Give again, word for word, the lines below that run from the line with "Reproduce this diagram with TikZ." through the line with "(0,0) rectangle (605,519);". Drop the pictures.

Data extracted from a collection
+++++

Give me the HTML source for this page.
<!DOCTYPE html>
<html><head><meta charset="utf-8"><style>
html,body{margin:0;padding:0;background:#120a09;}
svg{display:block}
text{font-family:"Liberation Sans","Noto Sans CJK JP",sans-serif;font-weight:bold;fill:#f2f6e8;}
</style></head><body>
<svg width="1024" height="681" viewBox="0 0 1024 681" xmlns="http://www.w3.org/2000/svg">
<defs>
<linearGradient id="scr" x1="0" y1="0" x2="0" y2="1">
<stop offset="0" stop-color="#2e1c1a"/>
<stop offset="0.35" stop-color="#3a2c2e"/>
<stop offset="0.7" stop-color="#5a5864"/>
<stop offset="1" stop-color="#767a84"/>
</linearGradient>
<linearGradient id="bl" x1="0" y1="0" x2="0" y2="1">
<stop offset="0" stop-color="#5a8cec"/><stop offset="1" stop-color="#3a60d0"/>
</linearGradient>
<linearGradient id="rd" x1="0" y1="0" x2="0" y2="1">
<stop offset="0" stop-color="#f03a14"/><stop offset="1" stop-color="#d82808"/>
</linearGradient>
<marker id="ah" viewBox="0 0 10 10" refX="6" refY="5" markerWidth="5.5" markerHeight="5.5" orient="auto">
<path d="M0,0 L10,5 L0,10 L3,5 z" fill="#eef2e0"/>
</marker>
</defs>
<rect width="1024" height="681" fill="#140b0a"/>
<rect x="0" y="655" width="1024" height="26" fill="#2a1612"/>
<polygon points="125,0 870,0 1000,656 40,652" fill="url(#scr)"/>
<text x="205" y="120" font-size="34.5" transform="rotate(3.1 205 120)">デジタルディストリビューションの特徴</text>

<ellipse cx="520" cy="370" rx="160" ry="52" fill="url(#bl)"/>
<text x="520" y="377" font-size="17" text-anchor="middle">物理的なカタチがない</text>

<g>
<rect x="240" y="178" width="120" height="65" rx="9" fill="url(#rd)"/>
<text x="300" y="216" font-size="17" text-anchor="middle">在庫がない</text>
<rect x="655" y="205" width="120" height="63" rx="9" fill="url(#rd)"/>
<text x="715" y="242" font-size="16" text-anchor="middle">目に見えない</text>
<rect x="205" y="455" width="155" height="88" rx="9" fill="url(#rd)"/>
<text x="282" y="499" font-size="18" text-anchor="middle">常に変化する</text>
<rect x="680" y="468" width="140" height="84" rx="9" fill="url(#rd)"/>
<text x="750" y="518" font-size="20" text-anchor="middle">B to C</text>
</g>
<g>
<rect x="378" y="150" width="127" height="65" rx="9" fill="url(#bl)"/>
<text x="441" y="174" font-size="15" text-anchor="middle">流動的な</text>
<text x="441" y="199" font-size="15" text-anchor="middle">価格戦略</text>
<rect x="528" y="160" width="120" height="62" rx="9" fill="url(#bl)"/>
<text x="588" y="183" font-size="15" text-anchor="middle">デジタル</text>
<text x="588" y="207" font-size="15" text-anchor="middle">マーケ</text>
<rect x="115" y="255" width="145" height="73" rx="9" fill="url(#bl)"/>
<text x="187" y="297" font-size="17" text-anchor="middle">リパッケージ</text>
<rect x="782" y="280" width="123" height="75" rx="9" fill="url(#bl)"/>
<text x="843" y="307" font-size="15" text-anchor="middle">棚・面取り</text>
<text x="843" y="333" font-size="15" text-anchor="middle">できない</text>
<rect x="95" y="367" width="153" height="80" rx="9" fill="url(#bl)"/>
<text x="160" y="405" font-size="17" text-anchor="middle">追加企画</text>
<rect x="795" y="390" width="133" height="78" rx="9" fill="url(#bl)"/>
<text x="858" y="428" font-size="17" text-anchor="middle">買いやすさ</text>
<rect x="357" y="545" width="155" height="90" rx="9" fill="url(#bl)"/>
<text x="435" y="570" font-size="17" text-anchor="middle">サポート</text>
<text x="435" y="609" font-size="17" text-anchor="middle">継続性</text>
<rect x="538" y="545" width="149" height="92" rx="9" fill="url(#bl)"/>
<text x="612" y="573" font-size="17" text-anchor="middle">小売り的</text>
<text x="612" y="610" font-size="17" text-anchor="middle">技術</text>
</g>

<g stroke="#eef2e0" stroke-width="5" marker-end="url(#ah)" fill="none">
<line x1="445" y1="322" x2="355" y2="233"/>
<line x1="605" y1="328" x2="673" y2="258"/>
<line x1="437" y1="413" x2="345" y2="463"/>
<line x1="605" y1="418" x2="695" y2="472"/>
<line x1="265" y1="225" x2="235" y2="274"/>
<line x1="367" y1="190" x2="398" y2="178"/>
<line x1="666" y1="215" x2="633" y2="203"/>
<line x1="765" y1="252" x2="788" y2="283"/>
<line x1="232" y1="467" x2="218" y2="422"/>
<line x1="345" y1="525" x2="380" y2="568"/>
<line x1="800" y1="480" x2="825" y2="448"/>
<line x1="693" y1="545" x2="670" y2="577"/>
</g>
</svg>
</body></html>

+++++

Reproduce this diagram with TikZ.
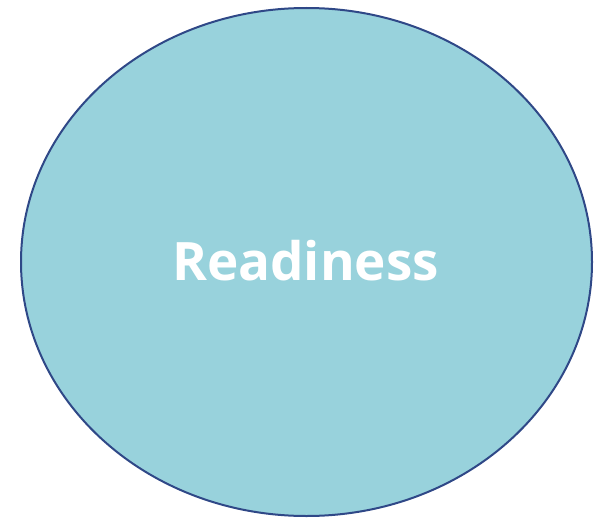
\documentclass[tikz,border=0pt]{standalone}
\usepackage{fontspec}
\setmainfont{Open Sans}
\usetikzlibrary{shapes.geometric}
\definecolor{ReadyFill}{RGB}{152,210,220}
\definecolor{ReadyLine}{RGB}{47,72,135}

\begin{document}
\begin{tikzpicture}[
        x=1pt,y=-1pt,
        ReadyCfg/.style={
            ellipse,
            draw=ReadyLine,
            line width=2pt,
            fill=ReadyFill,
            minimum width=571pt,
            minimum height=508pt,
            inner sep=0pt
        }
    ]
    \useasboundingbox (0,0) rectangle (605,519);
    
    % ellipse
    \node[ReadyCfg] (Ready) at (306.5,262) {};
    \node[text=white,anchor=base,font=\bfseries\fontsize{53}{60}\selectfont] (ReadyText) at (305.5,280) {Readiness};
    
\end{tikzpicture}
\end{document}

+++++

> [Answer below]:
Reproduce this diagram with TikZ.
\documentclass[tikz,border=0pt]{standalone}
\usepackage{fontspec}
\setmainfont{Open Sans}
\usetikzlibrary{shapes.geometric}
\definecolor{ReadyFill}{RGB}{152,210,220}
\definecolor{ReadyLine}{RGB}{47,72,135}

\begin{document}
\begin{tikzpicture}[
        x=1pt,y=-1pt,
        ReadyCfg/.style={
            ellipse,
            draw=ReadyLine,
            line width=2pt,
            fill=ReadyFill,
            minimum width=571pt,
            minimum height=508pt,
            inner sep=0pt
        }
    ]
    \useasboundingbox (0,0) rectangle (605,519);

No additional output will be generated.